L’altare maggiore

L’altare maggiore risale all’episcopato di monsignor Saverio Ermenegildo Marini, il nobile pesarese che resse la diocesi reatina dal 1779 ed il 1813.

Il violento terremoto abbattutosi sull’Umbria meridionale il 9 ottobre 1785 aveva prodotto danni ingenti e irrisarcibili lacune nella muratura del catino absidale.

Il vescovo Marini stabilì dunque il rifacimento dell’abside ed il riassetto dell’altare maggiore, ricollocandovi le reliquie di Santa Giuliana e della patrona Santa Barbara di Nicomedia.

Così l’erudito locale Angelo Sacchetti Sassetti illustrava la deliberazione: «Il terremoto del 1785 che gravemente danneggiò, in Rieti, edifici pubblici e privati, fu la causa occasionale della grande e costosa opera, alla quale, appena raccolti i mezzi, si pose subito mano.
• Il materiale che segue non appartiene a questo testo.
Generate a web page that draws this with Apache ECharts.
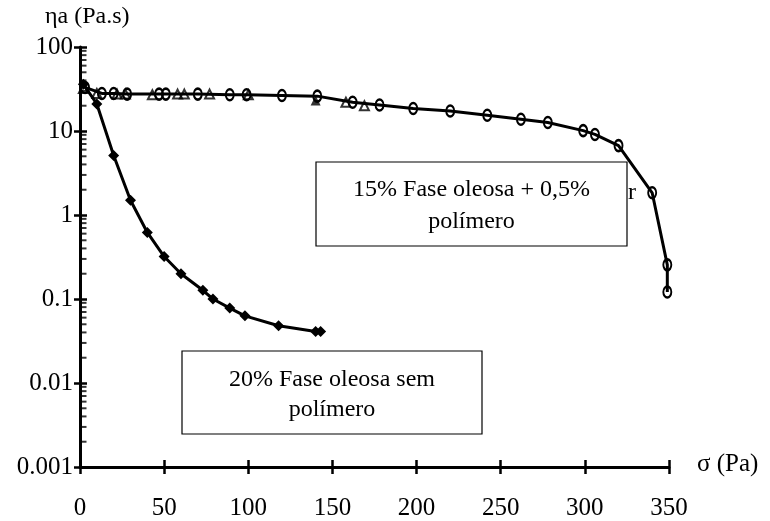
<!DOCTYPE html>
<html>
<head>
<meta charset="utf-8">
<script src="https://cdn.jsdelivr.net/npm/echarts@6/dist/echarts.min.js"></script>
<style>
  html, body { margin: 0; padding: 0; background: #fff; }
  #chart { width: 770px; height: 521px; }
</style>
</head>
<body>
<div id="chart"></div>
<script>
// σ (Pa) vs ηa (Pa.s)
const semPolimero = [
  [2, 36], [10, 21], [20, 5.1], [30, 1.5], [40, 0.62], [50, 0.32], [60, 0.2],
  [73, 0.127], [79, 0.1], [89, 0.078], [98, 0.063], [118, 0.048], [140, 0.041], [143, 0.041]
];
const comPolimeroCirc = [
  [3, 33], [13, 28], [20, 28], [28, 27.5], [47, 27.5], [51, 27.5], [70, 27.5],
  [89, 27], [99, 27], [120, 26.5], [141, 26], [162, 22], [178, 20.4], [198, 18.5],
  [220, 17.3], [242, 15.4], [262, 13.8], [278, 12.6], [299, 10.1], [306, 9.1],
  [320, 6.7], [340, 1.84], [349, 0.255], [349, 0.121]
];
const comPolimeroTri = [
  [2, 32], [10, 28], [22, 27.5], [27, 27.5], [43, 27], [58, 27.5], [62, 27.5],
  [77, 27.5], [100, 27], [158, 22], [169, 20]
];
const comPolimeroTriCheio = [[140, 23]];

const xTicks = [0, 50, 100, 150, 200, 250, 300, 350];
const yTickLabels = ['0.001', '0.01', '0.1', '1', '10', '100'];
const decades = [0.001, 0.01, 0.1, 1, 10];

// minor ticks of the log axis, drawn as tiny rects on x = 0
const minorTicks = [];
decades.forEach(d => {
  for (let k = 2; k <= 9; k++) minorTicks.push([0, +(d * k).toPrecision(3)]);
});

const serif = '"Liberation Serif", "DejaVu Serif", serif';
const chart = echarts.init(document.getElementById('chart'));

const axisX = {
  type: 'value', min: 0, max: 350, interval: 50, position: 'bottom',
  splitLine: { show: false }
};
const axisY = {
  type: 'log', logBase: 10, min: 0.001, max: 100, position: 'left',
  splitLine: { show: false }, minorTick: { show: false }
};
const hollow = 'rgba(255,255,255,0)';

chart.setOption({
  animation: false,
  backgroundColor: '#fff',
  grid: { left: 80, right: 101, top: 47, bottom: 53 },
  xAxis: [
    Object.assign({}, axisX, {
      axisLine: { lineStyle: { color: '#000', width: 3 } },
      axisTick: { length: 7, lineStyle: { color: '#000', width: 2.5 } },
      axisLabel: {
        color: '#000', fontFamily: serif, fontSize: 25, margin: 29,
        formatter: v => String(v)
      }
    }),
    Object.assign({}, axisX, {
      axisLine: { show: false },
      axisTick: { inside: true, length: 7, lineStyle: { color: '#000', width: 2.5 } },
      axisLabel: { show: false }
    })
  ],
  yAxis: [
    Object.assign({}, axisY, {
      axisLine: { lineStyle: { color: '#000', width: 3 } },
      axisTick: { length: 6, lineStyle: { color: '#000', width: 2.5 } },
      axisLabel: {
        color: '#000', fontFamily: serif, fontSize: 25, margin: 7,
        formatter: (v, i) => yTickLabels[i]
      }
    }),
    Object.assign({}, axisY, {
      axisLine: { show: false },
      axisTick: { inside: true, length: 7, lineStyle: { color: '#000', width: 2.5 } },
      axisLabel: { show: false }
    })
  ],
  series: [
    {
      name: 'minor', type: 'scatter', data: minorTicks, silent: true, clip: false,
      symbol: 'rect', symbolSize: [6, 2], symbolOffset: [3.5, 0],
      itemStyle: { color: '#000' }, z: 6
    },
    {
      name: '20% Fase oleosa sem polímero', type: 'line', data: semPolimero,
      symbol: 'diamond', symbolSize: 11,
      lineStyle: { color: '#000', width: 3 },
      itemStyle: { color: '#000' }, z: 3
    },
    {
      name: '15% Fase oleosa + 0,5% polímero', type: 'line', data: comPolimeroCirc,
      symbol: 'circle', symbolSize: [8, 11],
      lineStyle: { color: '#000', width: 3 },
      itemStyle: { color: hollow, borderColor: '#000', borderWidth: 2.2 }, z: 4
    },
    {
      name: 'tri', type: 'scatter', data: comPolimeroTri,
      symbol: 'triangle', symbolSize: 9,
      itemStyle: { color: hollow, borderColor: '#000', borderWidth: 2 }, z: 4
    },
    {
      name: 'triCheio', type: 'scatter', data: comPolimeroTriCheio,
      symbol: 'triangle', symbolSize: 10,
      itemStyle: { color: '#000' }, z: 4
    }
  ],
  graphic: [
    { type: 'text', left: 45, top: 5, z: 10,
      style: { text: 'ηa (Pa.s)', font: '24px ' + serif, fill: '#000' } },
    { type: 'text', left: 697, top: 452, z: 10,
      style: { text: 'σ (Pa)', font: '25px ' + serif, fill: '#000' } },
    { type: 'rect', z: 10, shape: { x: 316, y: 162, width: 311, height: 84 },
      style: { fill: '#fff', stroke: '#000', lineWidth: 1.2 } },
    { type: 'text', z: 11, x: 471.5, y: 206,
      style: { text: '15% Fase oleosa + 0,5%\npolímero', font: '24px ' + serif,
               fill: '#000', align: 'center', verticalAlign: 'middle', lineHeight: 32 } },
    { type: 'text', left: 628, top: 181, z: 10,
      style: { text: 'r', font: '24px ' + serif, fill: '#000' } },
    { type: 'rect', z: 10, shape: { x: 182, y: 351, width: 300, height: 83 },
      style: { fill: '#fff', stroke: '#000', lineWidth: 1.2 } },
    { type: 'text', z: 11, x: 332, y: 395,
      style: { text: '20% Fase oleosa sem\npolímero', font: '24px ' + serif,
               fill: '#000', align: 'center', verticalAlign: 'middle', lineHeight: 30 } }
  ]
});
</script>
</body>
</html>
Il Capitolo, dovendo restaurare qua e là la cattedrale, rese più sfogata e luminosa l’abside col farne alzare i muri perimetrali e col coprirla di soffitta stoiata».

Per la realizzazione del nuovo altare, monsignor Marini si rivolse al conterraneo Tommaso Bicciagli, allievo e collaboratore di Giannandrea Lazzarini, che assunse la direzione dei lavori affidati al capomastro reatino Nicola Bernasconi.

Le reliquie riposte sotto l’antica mensa furono rimosse e sottoposte ad un’attenta ricognizione prima di essere solennemente ricollocate sotto il nuovo altare, consacrato dal vescovo Marini il 27 aprile 1806.

Il lanternino e la cupola ideati dall’architetto Bicciagli furono decorati dal pittore Carlo Angelini Paolucci: per entrambi gli artisti marchigiani, si trattò dell’ultimo capolavoro.

Nel 1818, fu completato il riassetto del presbiterio mediante la realizzazione della balaustra affidata alla bottega del marmoraro romano Manzolini.